Cuando deje de mirarse en el espejo del baño del avión presidencial --espejito, espejito, quién es el presidente más bonito--, entre ese torbellino de destinos turísticos con ese pretencioso cartón piedra de frágil apariencia diplomática, puede que Pedro Sánchez se pregunte quién carajo le mandó decidir celebrar un Consejo de Ministros en Barcelona el 21 de diciembre. Esto ya poco importa, porque Pedro Sánchez parece uno de esos hombres llamados a escucharse principalmente a sí mismo. El mesianismo presidencial viene a ser una patología más o menos común en los hombres de Estado que se forjan su propia soledad a golpe de martillo intimista, pero tiene más sentido en los presidentes que han ganado sus propias elecciones, y más con mayoría absoluta, porque eso convierte ya la egolatría en antesala gélida de la divinidad. No vengo ahora con que la presidencia de Sánchez, tras haber ganado por primera vez en nuestra democracia una moción de censura, no sea legítima --con el derecho en la mano, es decir, con la legalidad, lo es sin fisuras--, pero sí que sorprende que haya caído ya en esta suerte de absolutismo interior de vaivenes diversos; porque si un día nos hacemos la foto con los pobres refugiados del Aquarius, al día siguiente los mandamos asépticamente al fondo del mar o, lo que es lo mismo, de vuelta a la ruina que dejaron atrás, y aquí no pasa nada. O pasa todo, o de todo, como en Cataluña, cuando un presunto gesto de buena voluntad con el nazi --éste sí lo es de verdad, y ahí están sus textos racistas sobre los españoles-- Quim Torra, se convierte en la espoleta de la bomba de mano que tiembla en los asientos del Consejo de Ministros.

El problema del trato con tarados es que acabas respondiendo a sus razonamientos. Empiezas por ahí y luego acabas en una política de gestos, como celebrar un Consejo de Ministros en Barcelona, que podría dar lugar a una hermosa fotografía de encuentro y reconciliación, y al final tienes que ir escoltado por los antidisturbios. Torra llama a la violencia vía Eslovenia y ya prepara el marco para el rostro amable de su primer caído. Y se frota las manos: su causa necesita que la comunidad internacional reciba nuevas fotos de la brutalidad española y españolista contra los pobres mártires del catalanismo.
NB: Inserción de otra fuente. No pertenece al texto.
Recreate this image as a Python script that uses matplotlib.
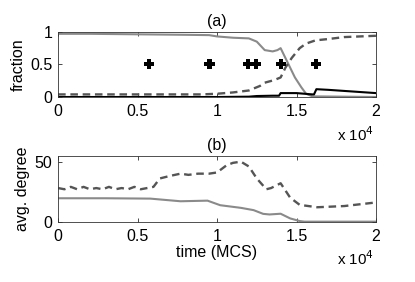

Precisamente por eso, porque la estulticia, la bobería o la pusilanimidad de este Gobierno ha hecho posible el documental futuro que emitirán en todas las televisiones del mundo acerca de la lucha idealista del pueblo catalán contra el yugo español, no hay que enviar Policía Nacional a Cataluña para cubrir el escaqueo de los Mossos. Los Mossos son parte del Estado y deben cumplir con sus obligaciones. Hasta ahora lo han hecho, y han dejado de hacerlo cuando han recibido órdenes en ese sentido. Porque una cosa es el refuerzo de la Guardia Civil y de la Policía, y otra que los CDR monten barricadas, corten carreteras --como durante la ocupación de la AP-7 de 15 horas sin que intervinieran, porque alguien les había ordenado que permanecieran con los brazos cruzados--, amenacen la seguridad de la comitiva presidencial, de la ciudadanía, de la gente en suma, y que los Mossos se pongan de perfil para que sean los otros los que sean fotografiados repartiendo tortazos.

Según la Constitución, la seguridad ciudadana es una competencia estatal y es el Estado el que debe garantizarla si se inhibe la autoridad autonómica. Para eso está la Ley de Seguridad Nacional, que contempla que en una situación de crisis de seguridad, como la que se espera el 21, se pueda designar mediante real decreto una autoridad no autonómica que se ponga al frente de los Mossos. Pero para eso necesitaríamos un presidente del Gobierno que no se moviera por la fotogenia de su discurso o la llamada de atención andaluza de Vox, sino por auténticos principios, y dijera algo así: Bien, mantenemos la caldera encendida del Consejo de Ministros del 21 en Barcelona, pero no voy a dejar al descubierto a la Guardia Civil y la Policía, mientras los Mossos cumplen órdenes de inmovilidad. El Estado se pone al frente de los Mossos y recupera la seguridad.

El «interés para la seguridad nacional» que reclama la Ley de Seguridad Nacional en su artículo 24 parece dibujarse en Barcelona. Es imprescindible «proteger el libre ejercicio de los derechos fundamentales y las libertades públicas» y «garantizar el normal funcionamiento de las instituciones» para poder vivir. Si quien debe protegernos mira hacia otro lado, dejará en otras manos la violencia.